(Work required)
Quote word for word the lines below, beginning with the first and ending with the one that has "-- ++(-58,-55) -- ++(29,0)". Drop the pictures.

(Given information)
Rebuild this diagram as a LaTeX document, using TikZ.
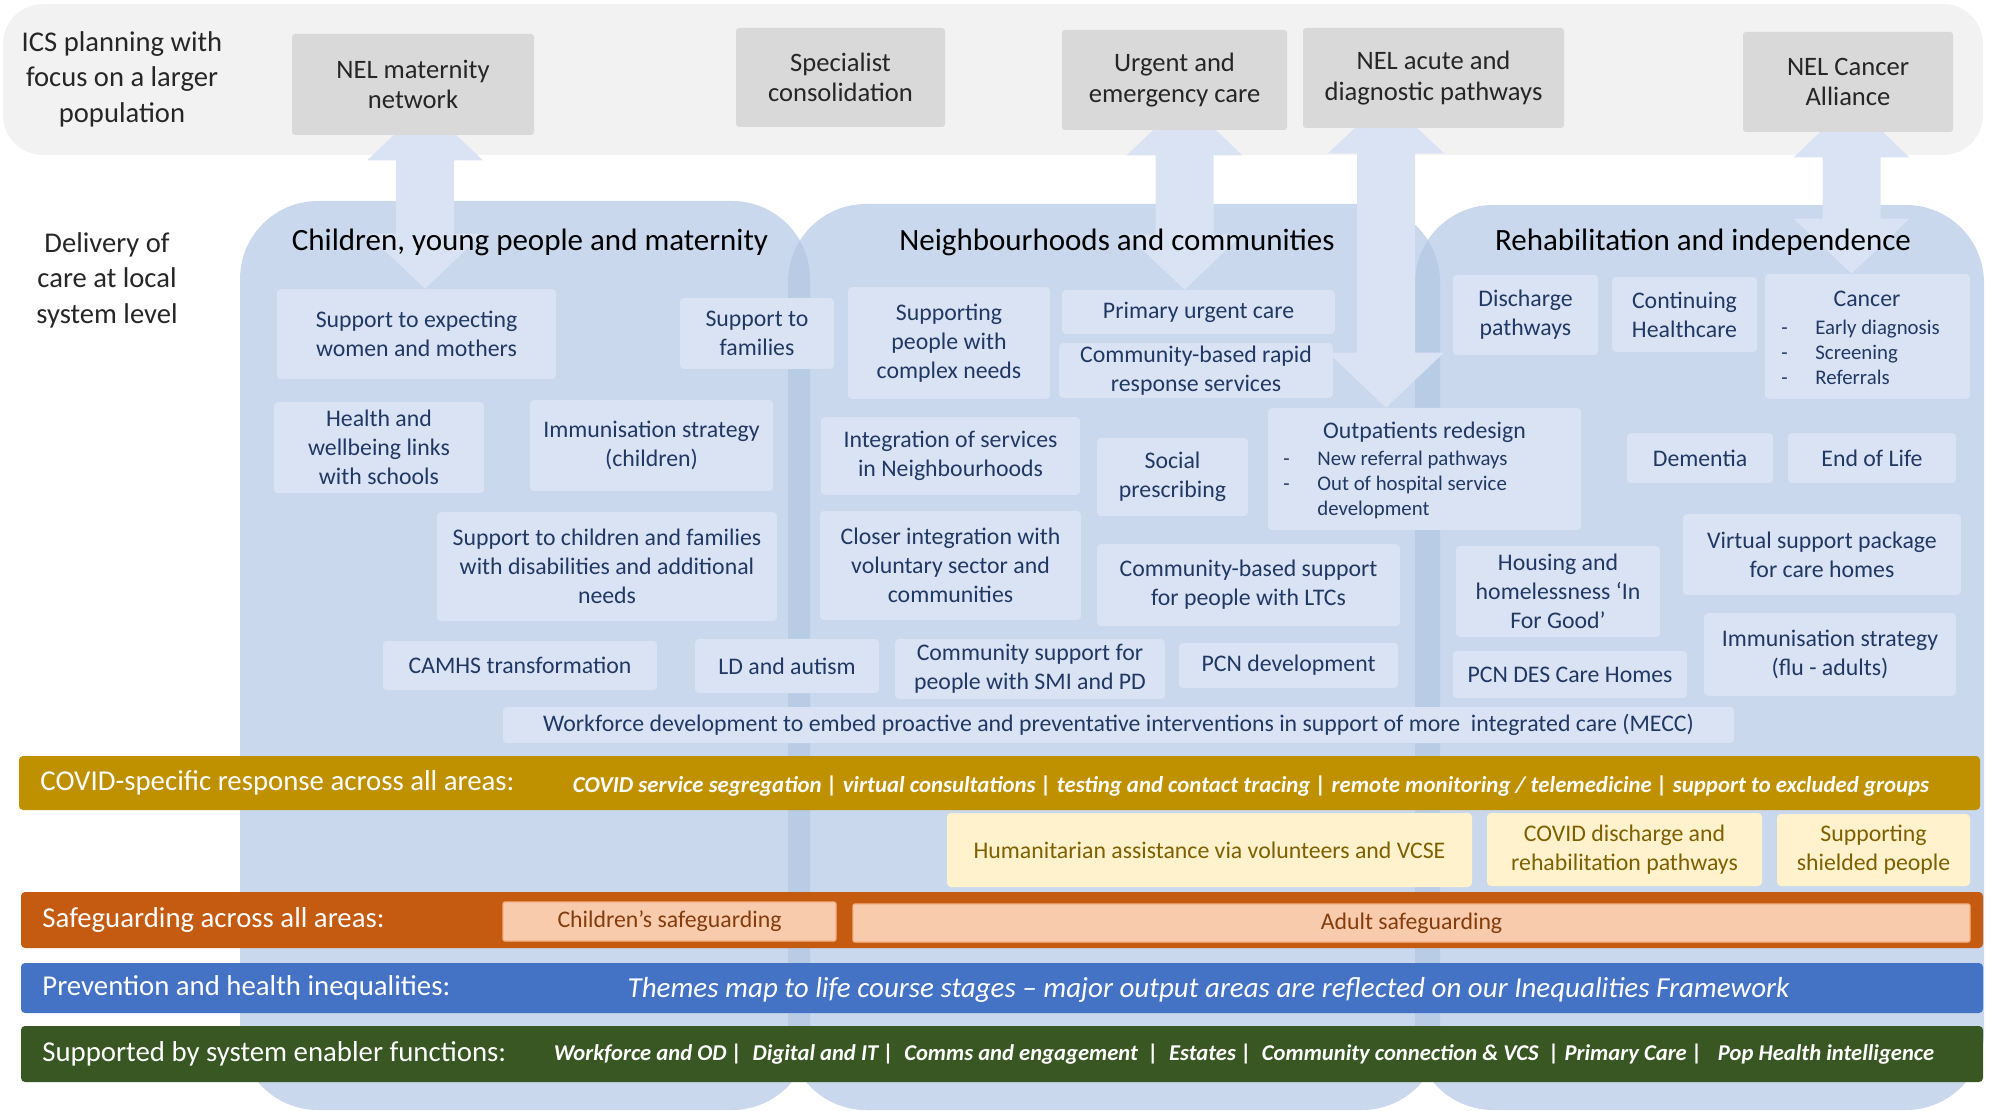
\documentclass[tikz,border=0pt]{standalone}
\usepackage{fontspec}
\setmainfont{Carlito}
\usepackage{xcolor}
\usepackage{tikz}
\usetikzlibrary{positioning}
\usetikzlibrary{calc}

\definecolor{bandgrey}{HTML}{F2F2F2}
\definecolor{topgrey}{HTML}{D9D9D9}
\definecolor{topink}{HTML}{262626}
\definecolor{colblue}{HTML}{B2C7E4}
\definecolor{boxblue}{HTML}{DAE3F3}
\definecolor{navy}{HTML}{203864}
\definecolor{covidgold}{HTML}{BF9000}
\definecolor{covidpale}{HTML}{FFF2CC}
\definecolor{covidink}{HTML}{7F6000}
\definecolor{safeorange}{HTML}{C55A11}
\definecolor{safepale}{HTML}{F8CBAD}
\definecolor{safeline}{HTML}{F4B183}
\definecolor{safeink}{HTML}{843C0C}
\definecolor{prevblue}{HTML}{4472C4}
\definecolor{enabgreen}{HTML}{385723}

\pgfdeclarelayer{back}
\pgfdeclarelayer{mid}
\pgfsetlayers{back,mid,main}

\tikzset{
  wh/.style 2 args={minimum width=#1*0.5pt, minimum height=#2*0.5pt},
  topbox/.style={fill=topgrey, text=topink, rounded corners=1.5pt, inner sep=0pt,
    align=center, font=\fontsize{13.3}{15.3}\selectfont},
  carebox/.style={fill=boxblue, text=navy, rounded corners=2pt, inner sep=0pt,
    align=center, font=\fontsize{11.9}{14.5}\selectfont},
  listtext/.style={text=navy, inner sep=0pt, align=left, font=\fontsize{10.4}{12.5}\selectfont},
  covidbox/.style={carebox, fill=covidpale, text=covidink},
  safebox/.style={carebox, fill=safepale, text=safeink, draw=safeline, line width=0.6pt,
    rounded corners=1pt},
  band/.style={rounded corners=2pt, inner sep=0pt},
  bandlabel/.style={anchor=west, inner sep=0pt, text=white, font=\fontsize{14.4}{17}\selectfont},
  bandtext/.style={inner sep=0pt, text=white},
  sidetext/.style={text=topink, align=center, inner sep=0pt, font=\fontsize{14.3}{17.75}\selectfont},
  colhead/.style={inner sep=0pt, text=black, font=\fontsize{15.5}{18}\selectfont},
  column/.style={fill=colblue, fill opacity=0.7, rounded corners=39pt},
}

% two-headed block arrow: from node, to node, x offset
\newcommand{\twoway}[3]{%
  \path ($(#1.south)+(#3,-30)$) coordinate (t) (t |- #2.north) coordinate (b);
  \fill[boxblue] (t) -- ++(58,55) -- ++(-29,0) -- ($(b)+(29,-55)$) -- ++(29,0) -- (b)
    -- ++(-58,-55) -- ++(29,0) -- ($(t)+(-29,55)$) -- ++(-29,0) -- cycle;}

\begin{document}
\begin{tikzpicture}[x=0.5pt, y=-0.5pt]
   \useasboundingbox (0,0) rectangle (1990,1111);

   \begin{pgfonlayer}{back}
      \fill[bandgrey, rounded corners=20pt] (3,4) rectangle (1983,155);
      \fill[column] (240,201) rectangle (810,1110);
      \fill[column] (788,204) rectangle (1440,1110);
      \fill[column] (1415,205) rectangle (1984,1110);
   \end{pgfonlayer}

   \node (ics)   [sidetext] at (122,79) {ICS planning with\\focus on a larger\\population};
   \node (local) [sidetext] at (107,280) {Delivery of\\care at local\\system level};

   \node (mat)   [topbox, wh={242}{101}] at (413,84.5) {NEL maternity\\network};
   \node (spec)  [topbox, wh={209}{99}] at (840.5,77.5) {Specialist\\consolidation};
   \node (uec)   [topbox, wh={225}{100}] at (1174.5,80) {Urgent and\\emergency care};
   \node (acute) [topbox, wh={261}{100}] at (1433.5,78) {NEL acute and\\diagnostic pathways};
   \node (nca)   [topbox, wh={210}{100}] at (1848,82) {NEL Cancer\\Alliance};

   \node (cyphead)  [colhead] at (530,242) {Children, young people and maternity};
   \node (nbhhead)  [colhead] at (1117,242) {Neighbourhoods and communities};
   \node (rehabhead)[colhead] at (1703,242) {Rehabilitation and independence};

   % children, young people and maternity
   \node (exp)   [carebox, wh={279}{90}] at (416.5,334) {Support to expecting\\women and mothers};
   \node (fam)   [carebox, wh={154}{71}] at (757,333.5) {Support to\\families};
   \node (hwb)   [carebox, wh={210}{91}] at (379,447.5) {Health and\\wellbeing links\\with schools};
   \node (immc)  [carebox, wh={243}{91}] at (651.5,445.5) {Immunisation strategy\\(children)};
   \node (send)  [carebox, wh={340}{109}] at (607,566.5) {Support to children and families\\with disabilities and additional\\needs};
   \node (camhs) [carebox, wh={274}{49}] at (520,665.5) {CAMHS transformation};
   \node (ld)    [carebox, wh={184}{54}] at (787,666) {LD and autism};

   % neighbourhoods and communities
   \node (cplx)  [carebox, wh={202}{112}] at (949,343) {Supporting\\people with\\complex needs};
   \node (puc)   [carebox, wh={273}{44}] at (1198.5,312) {Primary urgent care};
   \node (rapid) [carebox, wh={274}{55}] at (1196,370.5) {Community-based rapid\\response services};
   \node (integ) [carebox, wh={259}{78}] at (950.5,456) {Integration of services\\in Neighbourhoods};
   \node (social)[carebox, wh={151}{78}] at (1172.5,477) {Social\\prescribing};
   \node (outp)  [carebox, wh={313}{122}] at (1424.5,469) {};
   \node (outpt) [carebox, fill=none] at (1424.5,432) {Outpatients redesign};
   \node (outpl) [listtext, anchor=west] at (1283,485) {\makebox[17pt][l]{-}New referral pathways\\
      \makebox[17pt][l]{-}Out of hospital service\\\makebox[17pt][l]{}development};
   \node (vol)   [carebox, wh={261}{109}] at (950.5,565.5) {Closer integration with\\voluntary sector and\\communities};
   \node (ltc)   [carebox, wh={303}{82}] at (1248.5,585) {Community-based support\\for people with LTCs};
   \node (smi)   [carebox, wh={270}{60}] at (1030,669) {Community support for\\people with SMI and PD};
   \node (pcn)   [carebox, wh={219}{45}] at (1288.5,665.5) {PCN development};

   % rehabilitation and independence
   \node (dis)   [carebox, wh={145}{80}] at (1525.5,315) {Discharge\\pathways};
   \node (chc)   [carebox, wh={145}{75}] at (1684.5,314.5) {Continuing\\Healthcare};
   \node (cancer)[carebox, wh={205}{125}] at (1867.5,336.5) {};
   \node (cant)  [carebox, fill=none] at (1867,299) {Cancer};
   \node (canl)  [listtext, anchor=west] at (1781,352) {\makebox[17pt][l]{-}Early diagnosis\\
      \makebox[17pt][l]{-}Screening\\\makebox[17pt][l]{-}Referrals};
   \node (dem)   [carebox, wh={146}{50}] at (1700,458) {Dementia};
   \node (eol)   [carebox, wh={168}{50}] at (1872,458) {End of Life};
   \node (vsp)   [carebox, wh={278}{81}] at (1822,554.5) {Virtual support package\\for care homes};
   \node (house) [carebox, wh={204}{91}] at (1558,591.5) {Housing and\\homelessness ‘In\\For Good’};
   \node (imma)  [carebox, wh={252}{83}] at (1830,654.5) {Immunisation strategy\\(flu - adults)};
   \node (pcndes)[carebox, wh={234}{47}] at (1570,674.5) {PCN DES Care Homes};

   \node (wf)    [carebox, wh={1231}{36}] at (1118.5,725) {Workforce development to embed proactive and preventative interventions in support of more\ \ integrated care (MECC)};

   % cross-cutting bands
   \node (covid) [band, fill=covidgold, wh={1961}{54}] at (999.5,783) {};
   \node (covidlab) [bandlabel] at (40,783) {COVID-specific response across all areas:};
   \node (covidtxt) [bandtext, font=\fontsize{11.4}{14}\selectfont\bfseries\itshape] at (1251,786)
      {COVID service segregation | virtual consultations | testing and contact tracing | remote monitoring / telemedicine | support to excluded groups};
   \node (hum)   [covidbox, wh={525}{74}] at (1209.5,850) {Humanitarian assistance via volunteers and VCSE};
   \node (cdis)  [covidbox, wh={275}{73}] at (1624.5,849.5) {COVID discharge and\\rehabilitation pathways};
   \node (shield)[covidbox, wh={193}{72}] at (1873.5,850) {Supporting\\shielded people};

   \node (safe)  [band, fill=safeorange, wh={1962}{56}] at (1002,920) {};
   \node (safelab) [bandlabel] at (42,920) {Safeguarding across all areas:};
   \node (csafe) [safebox, wh={333}{39}] at (669.5,921.5) {Children’s safeguarding};
   \node (asafe) [safebox, wh={1117}{38}] at (1411.5,923) {Adult safeguarding};

   \node (prev)  [band, fill=prevblue, wh={1962}{50}] at (1002,988) {};
   \node (prevlab) [bandlabel] at (42,988) {Prevention and health inequalities:};
   \node (prevtxt) [bandtext, font=\fontsize{14.5}{17}\selectfont\itshape] at (1208.5,990)
      {Themes map to life course stages – major output areas are reflected on our Inequalities Framework};

   \node (enab)  [band, fill=enabgreen, wh={1962}{56}] at (1002,1054) {};
   \node (enablab) [bandlabel] at (42,1054) {Supported by system enabler functions:};
   \node (enabtxt) [bandtext, font=\fontsize{11.3}{14}\selectfont\bfseries\itshape] at (1244,1054)
      {Workforce and OD |\ \ Digital and IT |\ \ Comms and engagement\ \ |\ \ Estates |\ \ Community connection \& VCS\ \ | Primary Care |\ \ \ Pop Health intelligence};

   \begin{pgfonlayer}{mid}
      \twoway{mat}{exp}{12}
      \twoway{uec}{puc}{10}
      \twoway{acute}{outp}{-47.5}
      \twoway{nca}{cancer}{3.5}
   \end{pgfonlayer}
\end{tikzpicture}
\end{document}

(Exercise response)
Rebuild this diagram as a LaTeX document, using TikZ.
\documentclass[tikz,border=0pt]{standalone}
\usepackage{fontspec}
\setmainfont{Carlito}
\usepackage{xcolor}
\usepackage{tikz}
\usetikzlibrary{positioning}
\usetikzlibrary{calc}

\definecolor{bandgrey}{HTML}{F2F2F2}
\definecolor{topgrey}{HTML}{D9D9D9}
\definecolor{topink}{HTML}{262626}
\definecolor{colblue}{HTML}{B2C7E4}
\definecolor{boxblue}{HTML}{DAE3F3}
\definecolor{navy}{HTML}{203864}
\definecolor{covidgold}{HTML}{BF9000}
\definecolor{covidpale}{HTML}{FFF2CC}
\definecolor{covidink}{HTML}{7F6000}
\definecolor{safeorange}{HTML}{C55A11}
\definecolor{safepale}{HTML}{F8CBAD}
\definecolor{safeline}{HTML}{F4B183}
\definecolor{safeink}{HTML}{843C0C}
\definecolor{prevblue}{HTML}{4472C4}
\definecolor{enabgreen}{HTML}{385723}

\pgfdeclarelayer{back}
\pgfdeclarelayer{mid}
\pgfsetlayers{back,mid,main}

\tikzset{
  wh/.style 2 args={minimum width=#1*0.5pt, minimum height=#2*0.5pt},
  topbox/.style={fill=topgrey, text=topink, rounded corners=1.5pt, inner sep=0pt,
    align=center, font=\fontsize{13.3}{15.3}\selectfont},
  carebox/.style={fill=boxblue, text=navy, rounded corners=2pt, inner sep=0pt,
    align=center, font=\fontsize{11.9}{14.5}\selectfont},
  listtext/.style={text=navy, inner sep=0pt, align=left, font=\fontsize{10.4}{12.5}\selectfont},
  covidbox/.style={carebox, fill=covidpale, text=covidink},
  safebox/.style={carebox, fill=safepale, text=safeink, draw=safeline, line width=0.6pt,
    rounded corners=1pt},
  band/.style={rounded corners=2pt, inner sep=0pt},
  bandlabel/.style={anchor=west, inner sep=0pt, text=white, font=\fontsize{14.4}{17}\selectfont},
  bandtext/.style={inner sep=0pt, text=white},
  sidetext/.style={text=topink, align=center, inner sep=0pt, font=\fontsize{14.3}{17.75}\selectfont},
  colhead/.style={inner sep=0pt, text=black, font=\fontsize{15.5}{18}\selectfont},
  column/.style={fill=colblue, fill opacity=0.7, rounded corners=39pt},
}

% two-headed block arrow: from node, to node, x offset
\newcommand{\twoway}[3]{%
  \path ($(#1.south)+(#3,-30)$) coordinate (t) (t |- #2.north) coordinate (b);
  \fill[boxblue] (t) -- ++(58,55) -- ++(-29,0) -- ($(b)+(29,-55)$) -- ++(29,0) -- (b)
    -- ++(-58,-55) -- ++(29,0) -- ($(t)+(-29,55)$) -- ++(-29,0) -- cycle;}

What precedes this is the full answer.